From a layman's viewpoint, I think "larger" units make a lot of us nervous.  I understand why units might need to be "shaped" but why necessarily larger, and how much larger?  Will parts of units just be left out altogether.  What does this mean for existing units and can leasing companies arbitrarily drop leases?

Larger units dilute a lessor's proportional interest in unit production but those larger units allow for more unit wells.  Would you rather have a 1/100th. of a percent of eight wells or 8/1000th. of ten wells.  That's just an example off the top of my head so please don't go running for your calculator.  Regardless of size the 80 acre spacing rule applies.  Therefore a 800 acre unit would qualify for 10 wells.  The anti-industry vindictive on the site keeps many from thinking rationally about subjects like this.  Consider it this way, would an operator do something to hurt lessors if it also hurt them? The important thing to remember is that larger than 640 acre units should be allowed only where there is a compelling reason.  Units that take in large areas under Toledo Bend are a good non-fault example of larger than normal units formed because there has to be dry drill sites to produce the unit.  The size of the unit pertains to the length of the lateral.  No operator, and no knowledgeable lessor, wants a well with a lateral less than say 4500'.  The reason is economics and expensive wells with short laterals don't make economic sense.   Operators in situations where they can not drill a lateral of a reasonable minimum length may just choose to drill one less well.  No operator is going to walk away from one single economic mcf  they think they can produce in a unit.  And those lessors where faults exist and units can not be drawn to address the problem will receive reduced royalty income.

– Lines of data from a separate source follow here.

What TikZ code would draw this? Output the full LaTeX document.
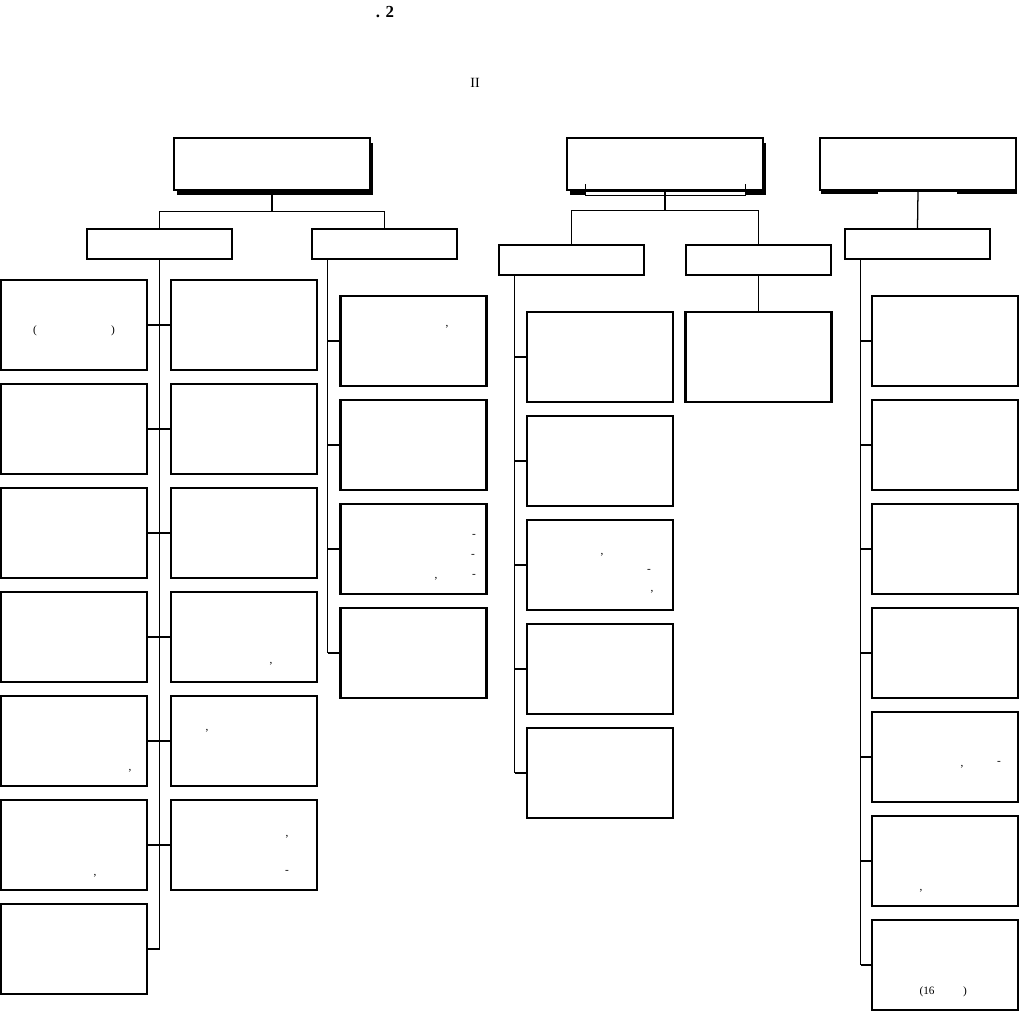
\documentclass[tikz,border=0pt]{standalone}
\usepackage{fontspec}
\setmainfont{Liberation Serif}
\usetikzlibrary{shadows}
\begin{document}
\begin{tikzpicture}[x=0.025cm, y=-0.025cm, every node/.style={font=\fontsize{8}{9}\selectfont, inner sep=0pt}]
  \tikzstyle{box}=[draw,line width=1.6pt,fill=white]
  \tikzstyle{topbox}=[box,minimum width=4.9cm,minimum height=1.3cm]
  \tikzstyle{shadowed}=[drop shadow={shadow xshift=2pt,shadow yshift=-3.7pt,fill=black,opacity=1}]
  \tikzstyle{flatshadow}=[drop shadow={shadow xshift=0.7pt,shadow yshift=-2.8pt,fill=black,opacity=1}]
  \tikzstyle{midbox}=[box,minimum width=3.625cm,minimum height=0.75cm]
  \tikzstyle{leaf}=[box,minimum width=3.65cm,minimum height=2.25cm]
  \tikzstyle{bus}=[line width=0.9pt]
  \tikzstyle{twig}=[line width=1.5pt]
  \useasboundingbox (0,0) rectangle (1021,1013);

  % headings
  \node[font=\bfseries\fontsize{12}{13}\selectfont] (ttl) at (385,12) {. 2};
  \node[font=\fontsize{10}{11}\selectfont] (sub) at (475,83) {II};

  % top boxes
  \node[topbox,shadowed] (t1) at (272,164) {};
  \node[topbox,shadowed] (t2) at (665,164) {};
  \fill[white] (585,192.4) rectangle (745,195.8);
  \draw[line width=0.4pt] (585,184) |- (745,195.5) -- (745,184);
  \node[topbox,flatshadow] (t3) at (918,164) {};
  \fill[white] (878,192.4) rectangle (957,196.5);

  % second level
  \node[midbox] (l1) at (159.5,244) {};
  \node[midbox] (l2) at (384.5,244) {};
  \node[midbox] (m1) at (571.5,260) {};
  \node[midbox] (m2) at (758.5,260) {};
  \node[midbox] (r1) at (917.5,244) {};

  % leaves
  \foreach \i in {1,...,7} \node[leaf] (a\i) at (74,221+104*\i) {};
  \foreach \i in {1,...,6} \node[leaf] (b\i) at (244,221+104*\i) {};
  \foreach \i in {1,...,4} \node[leaf] (c\i) at (413.5,237+104*\i) {};
  \foreach \i in {1,...,5} \node[leaf] (d\i) at (600,253+104*\i) {};
  \node[leaf] (e1) at (758.5,357) {};
  \foreach \i in {1,...,7} \node[leaf] (f\i) at (945,237+104*\i) {};

  % buses
  \draw[bus] (t1.south) -- ++(0,20) coordinate (t1b);
  \draw[bus] (l1.north) |- (t1b) -| (l2.north);
  \draw[bus] (t2.south) -- ++(0,19) coordinate (t2b);
  \draw[bus] (m1.north) |- (t2b) -| (m2.north);
  \draw[bus] (t3.south) -- (r1.north);
  \draw[bus] (m2.south) -- (e1.north);

  % spines
  \draw[bus] (l1.south) -- (l1.south |- a7.east);
  \foreach \i in {1,...,6} \draw[twig] (a\i.east) -- (b\i.west);
  \draw[twig] (a7.east) -- (a7.east -| l1.south);

  \path (l2.south west) ++(17,0) coordinate (l2s);
  \draw[bus] (l2s) -- (l2s |- c4.west);
  \foreach \i in {1,...,4} \draw[twig] (c\i.west) -- (c\i.west -| l2s);

  \path (m1.south west) ++(17,0) coordinate (m1s);
  \draw[bus] (m1s) -- (m1s |- d5.west);
  \foreach \i in {1,...,5} \draw[twig] (d\i.west) -- (d\i.west -| m1s);

  \path (r1.south west) ++(17,0) coordinate (r1s);
  \draw[bus] (r1s) -- (r1s |- f7.west);
  \foreach \i in {1,...,7} \draw[twig] (f\i.west) -- (f\i.west -| r1s);

  % stray marks
  \node (p1) at (35,331) {(};
  \node (p2) at (113,331) {)};
  \node (p3) at (447,327) {,};
  \node (p4) at (474,536) {-};
  \node (p5) at (473,556) {-};
  \node (p6) at (474,576) {-};
  \node (p7) at (436,579) {,};
  \node (p8) at (602,555) {,};
  \node (p9) at (649,571) {-};
  \node (p10) at (652,592) {,};
  \node (p11) at (130,771) {,};
  \node (p12) at (95,876) {,};
  \node (p13) at (271,664) {,};
  \node (p14) at (207,731) {,};
  \node (p15) at (287,837) {,};
  \node (p16) at (287,872) {-};
  \node (p17) at (962,767) {,};
  \node (p18) at (999,763) {-};
  \node (p19) at (921,891) {,};
  \node (p20) at (927,992) {(16};
  \node (p21) at (965,992) {)};
\end{tikzpicture}
\end{document}
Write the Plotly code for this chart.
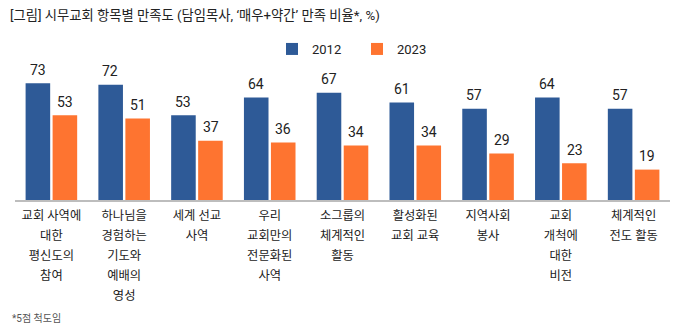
import plotly.graph_objects as go

categories = [
    "교회 사역에<br>대한<br>평신도의<br>참여",
    "하나님을<br>경험하는<br>기도와<br>예배의<br>영성",
    "세계 선교<br>사역",
    "우리<br>교회만의<br>전문화된<br>사역",
    "소그룹의<br>체계적인<br>활동",
    "활성화된<br>교회 교육",
    "지역사회<br>봉사",
    "교회<br>개척에<br>대한<br>비전",
    "체계적인<br>전도 활동",
]
values_2012 = [73, 72, 53, 64, 67, 61, 57, 64, 57]
values_2023 = [53, 51, 37, 36, 34, 34, 29, 23, 19]
series_names = ["2012", "2023"]
colors = ["#2E5A97", "#FE7430"]

FONT = "Roboto, 'Noto Sans CJK KR', sans-serif"
LABEL_PX = 12.3


def wrap(label):
    return "<br>".join(
        f"<span style='font-size:{LABEL_PX}px'>{line}</span>" for line in label.split("<br>")
    )


xs = list(range(len(categories)))
fig = go.Figure()
for name, vals, col in zip(series_names, [values_2012, values_2023], colors):
    fig.add_trace(go.Bar(x=xs, y=vals, name=name, marker=dict(color=col, line=dict(width=0))))

annotations = []
for vals, shift in [(values_2012, -13.75), (values_2023, 13.75)]:
    for x, v in zip(xs, vals):
        annotations.append(dict(
            x=x, y=v, xref="x", yref="y", text=str(v), showarrow=False,
            xshift=shift, yshift=3.5, yanchor="bottom",
            font=dict(family=FONT, size=14, color="#222222"),
        ))

annotations.append(dict(
    x=(10 - 15) / 655, y=(200 - 318) / 128, xref="paper", yref="paper",
    text="*5점 척도임", showarrow=False, xanchor="left", yanchor="middle",
    font=dict(family=FONT, size=10, color="#555555"),
))

fig.update_layout(
    width=684, height=336,
    margin=dict(l=15, r=14, t=72, b=136),
    paper_bgcolor="white", plot_bgcolor="white",
    barmode="group", bargap=0.258, bargroupgap=0.09,
    title=dict(
        text="[그림] 시무교회 항목별 만족도 (담임목사, ‘매우+약간’ 만족 비율*, %)",
        x=10 / 684, xanchor="left", xref="container",
        y=1 - 15 / 336, yanchor="middle", yref="container",
        font=dict(family=FONT, size=13.3, color="#222222"),
    ),
    legend=dict(
        orientation="h", x=(272 - 15) / 655, xanchor="left",
        y=(200 - 49) / 128, yanchor="middle",
        entrywidth=40, entrywidthmode="pixels",
        font=dict(family=FONT, size=13, color="#222222"),
        bgcolor="rgba(0,0,0,0)",
    ),
    xaxis=dict(
        range=[-0.5, 8.5], tickmode="array", tickvals=xs,
        ticktext=[wrap(c) for c in categories],
        showline=True, linecolor="#BDBDBD", linewidth=1.5,
        showgrid=False, zeroline=False, ticks="",
        tickfont=dict(family=FONT, size=15.4, color="#222222"),
    ),
    yaxis=dict(range=[0, 80], visible=False, showgrid=False, zeroline=False),
    annotations=annotations,
    showlegend=True,
)

fig.write_html("out.html")
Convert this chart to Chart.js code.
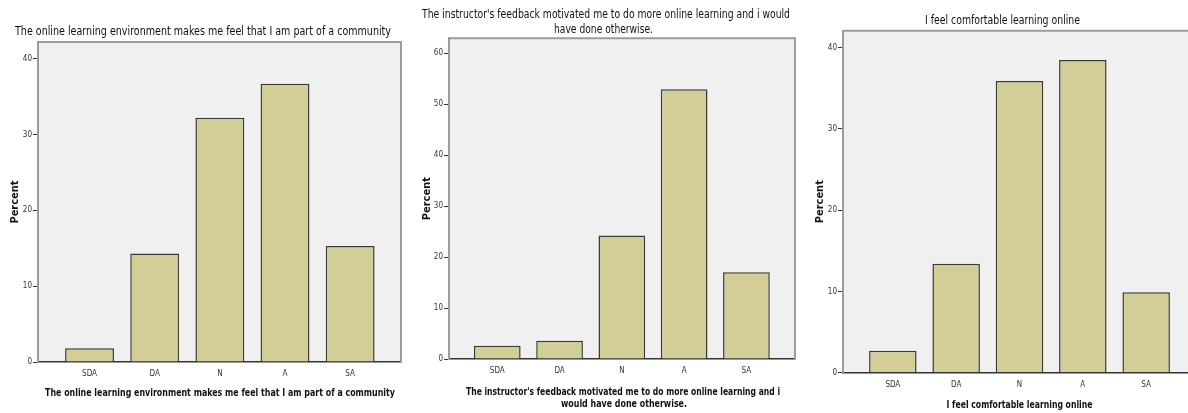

That was not allowed to happen when the Port Hudson and Irene Fields came together. The Commission made it a point to make sure that the units were the same geographic size. I don't know if that has changed - I would hope that it hasn't. I'm the one that put an end to Exxon's request for larger units in that case and I heard later that all units were going to be required to be the same in a particular field. Also, you as mineral/royalty owner can put in a comment before the Commission at the unitization hearing. The Commission listens.
Joe, were the Port Hudson and Irene Fields developed with horizontal wells?
No they were not.
Joe, one of my points in this discussion is to suggest that horizontal development is materially different in many important respects from what has come before and requires a change in the way we view the dynamics of O&G exploration and production and the way the state regulates it.